Nací en una familia atea y aventurera, no me bautizaron, por supuesto no tomé la comunión, ni fui jamás a misa, recién hace poco supe como es un padrenuestro. Habiendo sido descendientes de terratenientes explotadores de todos los recursos al alcance, sin embargo mi entorno era comunista a causa de un tío que se convirtió en la imagen del revolucionario del siglo XX rompiéndoles las pelotas a todos sus antepasados. Después yo mismo rechacé cada convencionalismo que apareció en mi camino, del tipo burgués o del corte comunista que al fin y al cabo terminan convertidos en lo mismo, y me aboqué a un modo de vida personal e intransferible, de rebeldía absurda, sin causa, ridícula para el entorno pero significativa para mi, con notas de lumpenaje, plena en hedonismo y un páramo en actividades de provecho social y personal. En contadas ocasiones en toda mi vida me abroché los botones superiores de la camisa, o usé ropa planchada. Menos las drogas inyectadas consumí casi todas y bebí la producción de un año entero de cualquier destilería competente.
Todavía me interesan más las historias de rebeldes, de iconoclastas, de contestatarios, de respondones, de revoltosos, de inconformes, de traviesos, de mataperros, de insurgentes.
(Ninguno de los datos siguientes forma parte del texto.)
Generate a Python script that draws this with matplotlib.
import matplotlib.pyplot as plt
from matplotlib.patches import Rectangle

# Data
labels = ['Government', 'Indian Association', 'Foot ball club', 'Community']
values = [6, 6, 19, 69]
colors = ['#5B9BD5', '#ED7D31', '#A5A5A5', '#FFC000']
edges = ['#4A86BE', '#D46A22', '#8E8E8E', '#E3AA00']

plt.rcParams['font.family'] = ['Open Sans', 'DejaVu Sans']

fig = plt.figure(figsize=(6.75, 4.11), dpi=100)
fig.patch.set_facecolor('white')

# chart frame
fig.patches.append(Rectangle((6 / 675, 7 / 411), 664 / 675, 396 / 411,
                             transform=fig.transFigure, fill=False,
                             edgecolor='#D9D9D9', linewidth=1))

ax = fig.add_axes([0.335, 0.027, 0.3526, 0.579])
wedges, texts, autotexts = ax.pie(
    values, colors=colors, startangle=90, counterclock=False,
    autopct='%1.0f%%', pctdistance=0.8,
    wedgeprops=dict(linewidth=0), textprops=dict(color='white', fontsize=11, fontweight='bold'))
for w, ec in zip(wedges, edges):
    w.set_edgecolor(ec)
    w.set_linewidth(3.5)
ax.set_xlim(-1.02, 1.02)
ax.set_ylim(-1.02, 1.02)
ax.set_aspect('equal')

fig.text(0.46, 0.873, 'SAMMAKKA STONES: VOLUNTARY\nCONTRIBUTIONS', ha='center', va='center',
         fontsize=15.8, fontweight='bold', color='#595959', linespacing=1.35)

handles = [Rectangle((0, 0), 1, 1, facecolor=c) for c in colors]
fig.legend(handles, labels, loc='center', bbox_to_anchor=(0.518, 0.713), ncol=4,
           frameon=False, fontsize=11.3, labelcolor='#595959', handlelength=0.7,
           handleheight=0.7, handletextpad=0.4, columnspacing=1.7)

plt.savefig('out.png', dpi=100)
Pero no quiero saber quien se tira el pedo que rompe el calzoncillo, quien escupe más lejos, quien vomita la tarta o grita la mala palabra más altisonante en la boda o en la funeraria.
En la medida que ha pasado el tiempo desde que empecé a palpar el dulzor y la acidez de las notas de la inconformidad y cuando pude metabolizar sus reminiscencias, ha ido interesandome más leer las historias de quienes con aparente resignación, siguieron una vida convencional, de quienes aceptaron el rol que les fue asignado, que dieron el paso 3 antes del 4 y después del 2, que hicieron felices a sus maestras a sus abuelos, y que no llevaron ni una vez una nota de la dirección a la casa ni los fue a buscar la policía, ni los vecinos, ni los acreedores. Hoy quiero leer las intimidades de Ana María, de Juan Ramón, de Andrea, de Iván, de Daniel, de Bonafide, Gerardo, Mariano, de cada corbata bien anudada al cuello, de cada raya perfecta en viaje desde la sien a la nuca y de cada bombacha bien custodiada por la falda. Hoy me interesan mucho más las confesiones de sus anhelos, sus vanidades, de los deseos secretos y los materializados, las travesuras en los intersticios de esa apariencia de normalidad que no es más que una cortina que desde afuera parece impenetrable, y desde adentro oficia de parapeto para escudriñar todo sin ser percibido. Me interesan sus interioridades, los aromas, los recodos del gozo, la intensidad del clímax, la perversión y los placeres menos evidentes. Porque incurriríamos en un grave error si pensásemos que la rebeldía frente al destino, que el riesgo, que las descargas eléctricas que atestiguan la travesía por la tormenta, solo se encuentran en la estridencia evidente, en la manifestación procaz, en el trazo grueso, en el insulto soez frente al cofre de las promesas. Está en cada uno, en cada célula, en cada átomo, allí donde se produzca la supervivencia, la continuidad, todo lo que no esté muerto, combustiona con la contradicción, la dialéctica, la paradoja.
O acaso solo me intriga saber como habría sido mi andar por ese camino, ni paralelo, ni perpendicular.
Casi todo a lo largo de mi vida lo habría modificado con diferentes énfasis en la tarea, por ejemplo en la estatura menos que en el valor para la pelea, en la fuerza menos que en la determinación para usarla, en la imagen corporal y rasgos faciales menos que en la longitud y grosor del rabo; pero hay un conjunto identitario personal e intransferible, que siempre me ha hecho estar encantado de conocerme, y del que jamás habría modificado ni un ápice: mis pensamientos, ideas, convicciones, decisiones, mis dudas y mis amores.
Ese es mi universo, de lo único que estoy orgulloso y es todo que puedo legar.
Otra cosa que me he ido dando cuenta, o dicho desde otra perspectiva, que ha abordado mi acervo de conocimientos, es que el ego, al fin y al cabo, no sirve para absolutamente nada. Acaso sirva dedicarle tiempo a su reconstrucción para sanar heridas al amor propio, pero el tiempo justo. Todo lo que comemos, bebemos, tocamos, usamos, vemos, ha sido construido y concebido en colaboración, en conjunto.
Desde la simple calle, los autos, los edificios, las camas, la ropa, la carne, el pescado y la verdura, hasta los medicamentos y los más avanzados descubrimientos técnicos y científicos han sido materializados dejando en segundo plano el ego, priorizando el resultado de pensar o actuar en colectivo.
Y lo dice alguien que si se cae de su ego se hace trizas.